Timetables: The LT (Lambaian Timur) 58 leaves Singapore each morning at 6.00, arriving at Wakaf *Bahru (the stop for Kota Bahru) at 20.17. If you want to stop en route, you can also catch various mail trains; the M92 leaves Gemas in the morning for Wakaf Bahru, passing through Jerantut and Gua Musang; the M82 goes from Gua Musang to Wakaf Bahru in the morning and the M84 in the afternoon. See www.ktmb.com.my
for latest times. These trains all terminate, about 45minutes later, at Tumpat on the Thai border. A short taxi ride takes you to Sungai Kolok to catch the Thai train to Bangkok (see www.railway.co.th for Thai details).
*Bahru is also spelled Bharu.
The overnight express train (Ekspress Timuran) leaves Singapore at 18.15, arriving Wakaf Bahru at 8.42 (Tumpat 9.05) the next morning. Standard berths, which have fresh sheets and blankets, are arranged on either side of the central aisle of the carriage, with curtains for privacy – but at night you miss the scenery.
Fares and tickets: Train travel in Malaysia is very cheap. However, although fares are quoted in Malaysian ringgit, if tickets are bought in Singapore they cost twice as much because the Malaysian ringgit amount is charged in Singapore dollars. For example, the RM30 ($A10) fare costs $Sing30 ($A23). This also applies to tickets booked by internet but picked up in Singapore so if you are breaking your journey it is cheaper to buy/pick up the ticket for the first leg of the journey in Singapore and purchase/pick up other tickets as you go along – or follow the locals’ example and cross the causeway by bus to buy your ticket in Johor Bahru – but allow ample time for this.

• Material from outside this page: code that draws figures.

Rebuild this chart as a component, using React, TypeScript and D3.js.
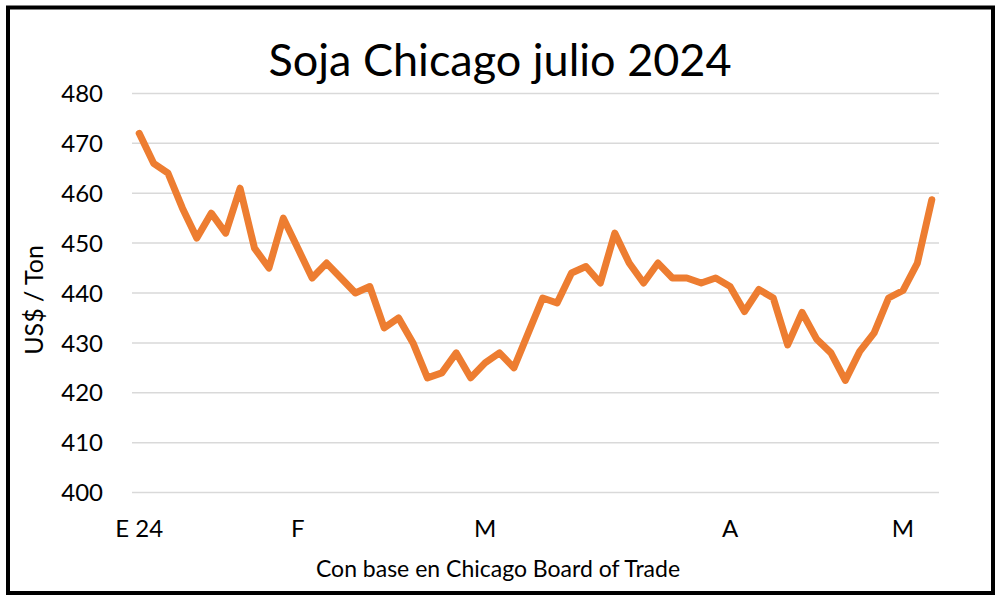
import React from "react";
import * as d3 from "d3";

const prices: number[] = [
  472, 466, 464, 457, 451, 456, 452, 461, 449, 445,
  455, 449, 443, 446, 443, 440, 441.3, 433, 435, 430,
  423, 424, 428, 423, 426, 428, 425, 432, 439, 438,
  444, 445.3, 442, 452, 446, 442, 446, 443, 443, 442,
  443, 441.3, 436.3, 440.7, 439, 429.6, 436.1, 430.8, 428, 422.5,
  428.3, 432, 439, 440.5, 446, 458.7,
];
const monthLabels: string[] = ["E 24", "F", "M", "A", "M"];
const monthIndex: number[] = [0, 11, 24, 41, 53];
const yTicks: number[] = [400, 410, 420, 430, 440, 450, 460, 470, 480];

const W = 1000;
const H = 599;
const FONT = "Lato, 'Open Sans', sans-serif";

export default function App() {
  const idx = prices.map((_, i) => i);
  const x = d3.scalePoint<number>().domain(idx).range([132, 939]).padding(0.5);
  const y = d3.scaleLinear().domain([400, 480]).range([492.6, 93.4]);
  const line = d3
    .line<number>()
    .x((_, i) => x(i) as number)
    .y((d) => y(d));

  return (
    <svg
      width={W}
      height={H}
      style={{ position: "absolute", left: 0, top: 0, background: "#fff" }}
      fontFamily={FONT}
    >
      <rect x={0} y={0} width={W} height={H} fill="#fff" />
      <rect x={8} y={7.5} width={985} height={585.5} fill="none" stroke="#000" strokeWidth={4} />
      <text x={500} y={76} textAnchor="middle" fontSize={45} fill="#000">
        Soja Chicago julio 2024
      </text>
      {yTicks.map((t) => (
        <g key={t}>
          <line x1={132} x2={939} y1={y(t)} y2={y(t)} stroke="#d9d9d9" strokeWidth={1.5} />
          <text x={103} y={y(t)} dy="0.36em" textAnchor="end" fontSize={24} fill="#000">
            {t}
          </text>
        </g>
      ))}
      <text
        transform={`translate(43,300) rotate(-90)`}
        textAnchor="middle"
        fontSize={25}
        fill="#000"
      >
        US$ / Ton
      </text>
      {monthLabels.map((m, k) => (
        <text
          key={k}
          x={x(monthIndex[k]) as number}
          y={537}
          textAnchor="middle"
          fontSize={24}
          fill="#000"
        >
          {m}
        </text>
      ))}
      <text x={498} y={577} textAnchor="middle" fontSize={23} fill="#000">
        Con base en Chicago Board of Trade
      </text>
      <path
        d={line(prices) || ""}
        fill="none"
        stroke="#ED7D31"
        strokeWidth={7}
        strokeLinejoin="round"
        strokeLinecap="round"
      />
    </svg>
  );
}
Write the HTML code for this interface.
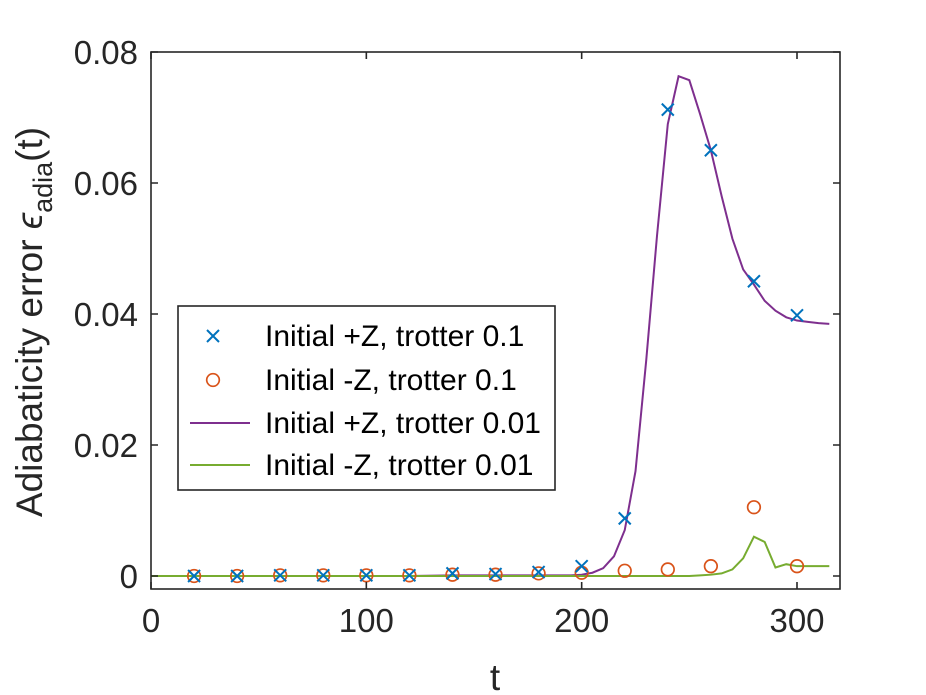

The LT58 costs RM30/41 ($A10/14) economy/superior seats from Singapore to Wakaf Bahru. Seats on the express train cost RM32/41 ($A11/14) economy/superior and berths RM49/54 ($A17/18) upper/lower.
Express trains can be booked on the internet, but not the LT58 or mail trains. We simply visited the railway station in Singapore the day before and bought our tickets over the counter.